The lines to reproduce run from the first one through the line containing "import seaborn as sns". Reproduce them exactly.

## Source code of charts
━━━━━━━━━━━━━━━━━━━━
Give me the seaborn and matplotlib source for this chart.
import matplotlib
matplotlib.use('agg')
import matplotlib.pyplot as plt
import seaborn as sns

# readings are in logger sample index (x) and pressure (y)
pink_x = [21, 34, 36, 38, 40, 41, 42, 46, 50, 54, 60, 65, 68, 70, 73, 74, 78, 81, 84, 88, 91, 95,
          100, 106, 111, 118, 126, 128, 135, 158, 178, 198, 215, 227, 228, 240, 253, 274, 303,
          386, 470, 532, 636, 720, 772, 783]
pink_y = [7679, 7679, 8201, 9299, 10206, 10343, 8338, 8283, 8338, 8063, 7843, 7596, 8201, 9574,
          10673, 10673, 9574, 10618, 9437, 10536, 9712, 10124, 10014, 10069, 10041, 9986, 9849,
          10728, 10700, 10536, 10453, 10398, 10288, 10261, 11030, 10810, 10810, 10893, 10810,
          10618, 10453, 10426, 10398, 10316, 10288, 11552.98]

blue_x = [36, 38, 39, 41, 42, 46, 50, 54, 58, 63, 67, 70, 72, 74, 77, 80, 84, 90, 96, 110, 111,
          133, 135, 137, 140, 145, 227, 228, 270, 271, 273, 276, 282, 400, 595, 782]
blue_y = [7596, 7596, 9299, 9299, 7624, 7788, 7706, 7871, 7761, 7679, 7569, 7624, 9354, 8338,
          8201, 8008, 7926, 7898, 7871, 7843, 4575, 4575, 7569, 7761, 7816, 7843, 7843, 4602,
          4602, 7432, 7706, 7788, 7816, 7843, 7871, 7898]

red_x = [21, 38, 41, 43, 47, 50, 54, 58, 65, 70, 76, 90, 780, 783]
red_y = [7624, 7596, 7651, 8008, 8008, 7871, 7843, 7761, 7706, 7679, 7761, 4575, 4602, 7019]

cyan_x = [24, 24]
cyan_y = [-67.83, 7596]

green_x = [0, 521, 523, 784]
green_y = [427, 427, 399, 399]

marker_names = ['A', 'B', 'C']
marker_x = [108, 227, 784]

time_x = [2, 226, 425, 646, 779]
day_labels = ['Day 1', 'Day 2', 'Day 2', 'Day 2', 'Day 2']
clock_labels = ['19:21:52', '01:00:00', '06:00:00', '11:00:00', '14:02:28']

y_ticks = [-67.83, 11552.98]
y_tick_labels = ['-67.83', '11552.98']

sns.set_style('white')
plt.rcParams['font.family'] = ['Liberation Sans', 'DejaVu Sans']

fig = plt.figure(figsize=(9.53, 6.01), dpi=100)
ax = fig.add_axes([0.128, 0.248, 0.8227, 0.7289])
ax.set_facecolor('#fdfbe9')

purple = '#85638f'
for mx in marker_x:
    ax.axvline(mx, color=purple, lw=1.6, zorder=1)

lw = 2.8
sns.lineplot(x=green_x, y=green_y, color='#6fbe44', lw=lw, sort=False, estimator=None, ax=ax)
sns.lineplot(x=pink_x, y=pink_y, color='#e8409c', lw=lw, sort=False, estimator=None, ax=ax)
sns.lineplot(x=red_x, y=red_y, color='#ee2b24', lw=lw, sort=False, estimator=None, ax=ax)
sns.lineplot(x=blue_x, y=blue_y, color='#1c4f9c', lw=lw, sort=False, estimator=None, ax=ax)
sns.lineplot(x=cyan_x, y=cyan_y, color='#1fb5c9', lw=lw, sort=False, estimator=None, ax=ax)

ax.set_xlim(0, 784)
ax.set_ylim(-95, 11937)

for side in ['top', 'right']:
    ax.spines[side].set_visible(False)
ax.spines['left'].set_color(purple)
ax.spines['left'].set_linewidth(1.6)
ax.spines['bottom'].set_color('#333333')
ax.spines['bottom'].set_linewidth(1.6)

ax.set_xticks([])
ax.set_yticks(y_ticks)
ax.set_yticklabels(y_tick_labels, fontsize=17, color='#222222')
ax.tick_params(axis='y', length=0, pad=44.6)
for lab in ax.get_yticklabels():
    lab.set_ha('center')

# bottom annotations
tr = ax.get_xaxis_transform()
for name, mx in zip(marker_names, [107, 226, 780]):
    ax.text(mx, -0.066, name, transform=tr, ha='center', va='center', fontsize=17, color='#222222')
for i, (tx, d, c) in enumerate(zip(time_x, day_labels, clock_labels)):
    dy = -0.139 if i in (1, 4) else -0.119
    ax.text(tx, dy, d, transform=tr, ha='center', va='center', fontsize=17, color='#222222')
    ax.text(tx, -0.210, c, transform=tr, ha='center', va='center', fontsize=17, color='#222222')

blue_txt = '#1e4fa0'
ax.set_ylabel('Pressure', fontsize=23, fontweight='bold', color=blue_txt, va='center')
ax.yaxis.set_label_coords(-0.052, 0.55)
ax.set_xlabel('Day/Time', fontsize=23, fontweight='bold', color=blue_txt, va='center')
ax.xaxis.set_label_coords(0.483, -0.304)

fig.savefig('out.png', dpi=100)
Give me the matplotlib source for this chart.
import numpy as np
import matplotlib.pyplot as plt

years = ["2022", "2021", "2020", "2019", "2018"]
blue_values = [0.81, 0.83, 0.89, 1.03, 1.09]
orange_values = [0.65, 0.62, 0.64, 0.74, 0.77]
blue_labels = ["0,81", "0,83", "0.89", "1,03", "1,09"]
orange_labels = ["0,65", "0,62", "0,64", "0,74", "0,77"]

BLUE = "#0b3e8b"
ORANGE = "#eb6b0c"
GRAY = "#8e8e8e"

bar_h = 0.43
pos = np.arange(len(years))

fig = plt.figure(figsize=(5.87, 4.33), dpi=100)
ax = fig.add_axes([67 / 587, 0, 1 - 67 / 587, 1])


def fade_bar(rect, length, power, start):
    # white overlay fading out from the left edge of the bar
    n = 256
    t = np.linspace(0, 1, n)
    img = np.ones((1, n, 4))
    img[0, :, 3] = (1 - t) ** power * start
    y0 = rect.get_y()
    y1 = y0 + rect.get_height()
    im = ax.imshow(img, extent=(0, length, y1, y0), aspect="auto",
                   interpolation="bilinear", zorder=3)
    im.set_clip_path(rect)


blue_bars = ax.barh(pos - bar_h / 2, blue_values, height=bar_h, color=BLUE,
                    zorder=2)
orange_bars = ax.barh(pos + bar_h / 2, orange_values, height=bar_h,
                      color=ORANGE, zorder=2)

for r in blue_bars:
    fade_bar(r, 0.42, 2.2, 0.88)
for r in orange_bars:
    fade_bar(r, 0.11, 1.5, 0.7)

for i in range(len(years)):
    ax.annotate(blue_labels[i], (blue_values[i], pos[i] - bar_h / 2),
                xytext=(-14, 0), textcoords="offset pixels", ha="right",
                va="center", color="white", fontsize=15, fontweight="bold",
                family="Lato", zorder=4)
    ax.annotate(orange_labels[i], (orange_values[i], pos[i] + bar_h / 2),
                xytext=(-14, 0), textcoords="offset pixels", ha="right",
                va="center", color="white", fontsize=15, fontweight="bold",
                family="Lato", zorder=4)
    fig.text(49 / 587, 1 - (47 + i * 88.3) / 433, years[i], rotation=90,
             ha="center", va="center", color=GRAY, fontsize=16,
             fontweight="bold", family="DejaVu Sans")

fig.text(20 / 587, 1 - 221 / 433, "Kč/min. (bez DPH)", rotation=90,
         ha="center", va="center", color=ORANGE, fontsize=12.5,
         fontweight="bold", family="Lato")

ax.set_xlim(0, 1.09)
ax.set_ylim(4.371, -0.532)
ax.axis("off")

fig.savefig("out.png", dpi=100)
━━━━━━━━━━━━━━━━━━━━
## Task answer
Give me the seaborn and matplotlib source for this chart.
import matplotlib
matplotlib.use('agg')
import matplotlib.pyplot as plt
import seaborn as sns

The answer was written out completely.